Muita gente já perdeu o emprego e outros ainda perderão. Este local ficou muito longe do trabalho. Perdi meu emprego e ainda fui obrigado a ouvir do meu patrão que "estou dando mais atenção à minha vida particular do que à empresa" — desabafa.

Interesses Escusos

Estão querendo despejar 900 famílias para construção de um dique. Mas o que achamos mesmo é que deve haver alguma construtora por trás ou imobiliária, pois a obra do dique não vai até aonde está a maioria das casas. Se aqui fosse uma área de risco, como eles dizem, por que deixaram o povo construir? Por que quando fomos pedir instalação de água, luz e esgoto atenderam as solicitações? Aí, depois que tudo cresceu, que todo o povo organizou suas casas, eles querem expulsar? — questiona a sra. Márcia Pereira.

Depois que ocorreram as manifestações devido às enchentes, a presença policial aqui no bairro cresceu absurdamente. Ficam nos vigiando e acompanhando nossos passos.
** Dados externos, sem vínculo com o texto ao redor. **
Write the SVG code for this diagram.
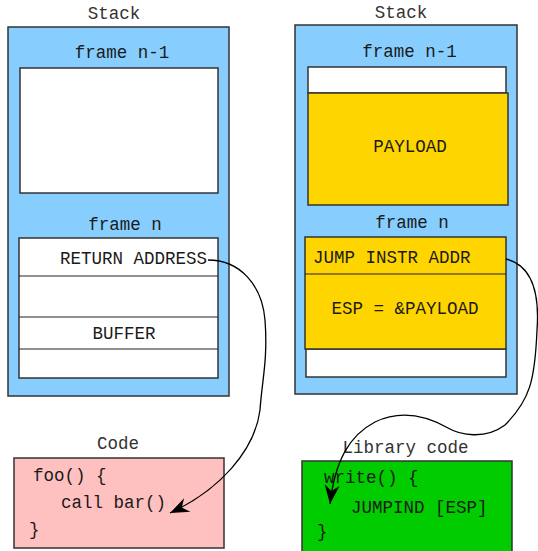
<svg xmlns="http://www.w3.org/2000/svg" width="538" height="551" viewBox="0 0 538 551">
<style>
text{font-family:"Liberation Mono","DejaVu Sans Mono",monospace;font-size:17.5px;fill:#1a1a1a}
.c{text-anchor:middle}
.t{fill:#333}
.box{stroke:#333;stroke-width:1.5}
.stack{fill:#87CEFF}
.white{fill:#fff}
.yel{fill:#FFD500}
.pink{fill:#FFC0C0}
.green{fill:#00CC00}
.sep{stroke:#222;stroke-width:1.2}
.conn{fill:none;stroke:#000;stroke-width:1.3}
</style>
<defs>
<marker id="ah" markerUnits="userSpaceOnUse" markerWidth="22" markerHeight="18" viewBox="-20 -9 22 18" refX="0" refY="0" orient="auto">
<path d="M0,0 L-19,-7.5 L-13,0 L-19,7.5 Z" fill="#000"/>
</marker>
</defs>
<g id="stack-left">
<text class="c t" x="114" y="19">Stack</text>
<rect class="box stack" x="8" y="27" width="221" height="369"/>
<text class="c" x="122" y="58">frame n-1</text>
<rect class="box white" x="20" y="68" width="198" height="125"/>
<text class="c" x="125" y="230">frame n</text>
<rect class="box white" x="19" y="238" width="199" height="140"/>
<line class="sep" x1="19" y1="276" x2="218" y2="276"/>
<line class="sep" x1="19" y1="317" x2="218" y2="317"/>
<line class="sep" x1="19" y1="349" x2="218" y2="349"/>
<text x="60" y="264">RETURN ADDRESS</text>
<text class="c" x="124" y="339">BUFFER</text>
</g>
<g id="stack-right">
<text class="c t" x="401" y="18">Stack</text>
<rect class="box stack" x="295" y="25" width="222" height="369"/>
<text class="c" x="409.5" y="57">frame n-1</text>
<rect class="box white" x="308" y="67" width="198" height="26"/>
<rect class="box yel" x="308" y="93" width="200" height="112"/>
<text class="c" x="410" y="152">PAYLOAD</text>
<text class="c" x="412" y="228">frame n</text>
<rect class="box white" x="306" y="349" width="200" height="28"/>
<rect class="box yel" x="305" y="237" width="201" height="112"/>
<line class="sep" x1="305" y1="274" x2="506" y2="274"/>
<text x="313" y="263">JUMP INSTR ADDR</text>
<text class="c" x="405" y="314">ESP = &amp;PAYLOAD</text>
</g>
<g id="code">
<text class="c t" x="118" y="449">Code</text>
<rect class="box pink" x="14" y="458" width="210" height="90"/>
<text x="33" y="481">foo() {</text>
<text x="61" y="508">call bar()</text>
<text x="29" y="535">}</text>
</g>
<g id="library-code">
<text class="c t" x="405.5" y="453">Library code</text>
<rect class="box green" x="302" y="461" width="210" height="100"/>
<text x="324" y="483">write() {</text>
<text x="351" y="513">JUMPIND [ESP]</text>
<text x="317" y="537">}</text>
</g>
<g id="connectors">
<path class="conn" d="M208,260 C240,260 262,285 265,320 C268,360 262,380 260,410 C255,450 220,490 170,513" marker-end="url(#ah)"/>
<path class="conn" d="M506,259 C530,265 540,290 537,330 C535,380 530,400 505,425 C485,440 460,435 448,428 C425,415 400,410 375,422 C350,435 335,460 330,504" marker-end="url(#ah)"/>
</g>
</svg>
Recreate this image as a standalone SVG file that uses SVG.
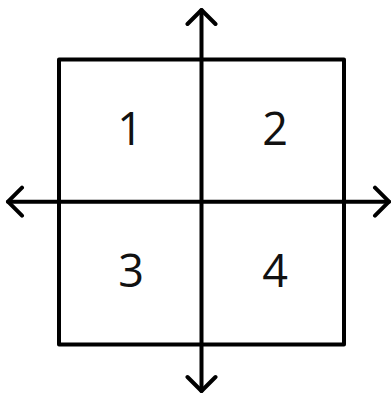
<svg xmlns="http://www.w3.org/2000/svg" width="391" height="393" viewBox="0 0 391 393">
<style>
.ln{stroke:#000;stroke-width:4;fill:none;stroke-linecap:round;stroke-linejoin:round}
.t{font-family:"Open Sans","Liberation Sans",sans-serif;font-size:45px;fill:#111;text-anchor:middle}
</style>
<rect width="391" height="393" fill="#fff"/>
<g id="square"><rect class="ln" x="59" y="59.5" width="285" height="285"/></g>
<g id="connectors">
<path class="ln" d="M201.5 10V391M8 201.7H389"/>
<path class="ln" d="M187.5 24L201.5 10L215.5 24M187.5 377L201.5 391L215.5 377M22 187.7L8 201.7L22 215.7M375 187.7L389 201.7L375 215.7"/>
</g>
<g id="q1"><text class="t" x="130" y="145">1</text></g>
<g id="q2"><text class="t" x="275" y="145">2</text></g>
<g id="q3"><text class="t" x="131" y="287">3</text></g>
<g id="q4"><text class="t" x="275" y="287">4</text></g>
</svg>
Houve uma vez em que eu estava saindo para um compromisso e um policial me perguntou onde é que eu ia. Eles estão tentando nos intimidar, mas a mim eles não intimidam, se não estou fazendo nada de errado eu vou a luta — afirma a moradora.

O Jardim Romano está localizado próximo à Rodovia Ayrton Senna, a alguns minutos do Aeroporto Internacional de Guarulhos. Tanto o gerenciamento de turno municipal como o estadual já sinalizaram a intenção de construir nessa região o maior parque linear da América Latina. A construtora Tenda também já adquiriu um imenso terreno nesse bairro.

Eles fizeram tudo isso para deixar o povo em desespero e tirar daqui. Eles querem tirar os pobres daqui para fazer uma área de habitação para ricos. Alegam que a região é inabitável mas estão construindo uma escola com os custos de R$ 40 milhões.  Será que investiriam tanto em uma dita área de risco? — indaga sra. Márcia.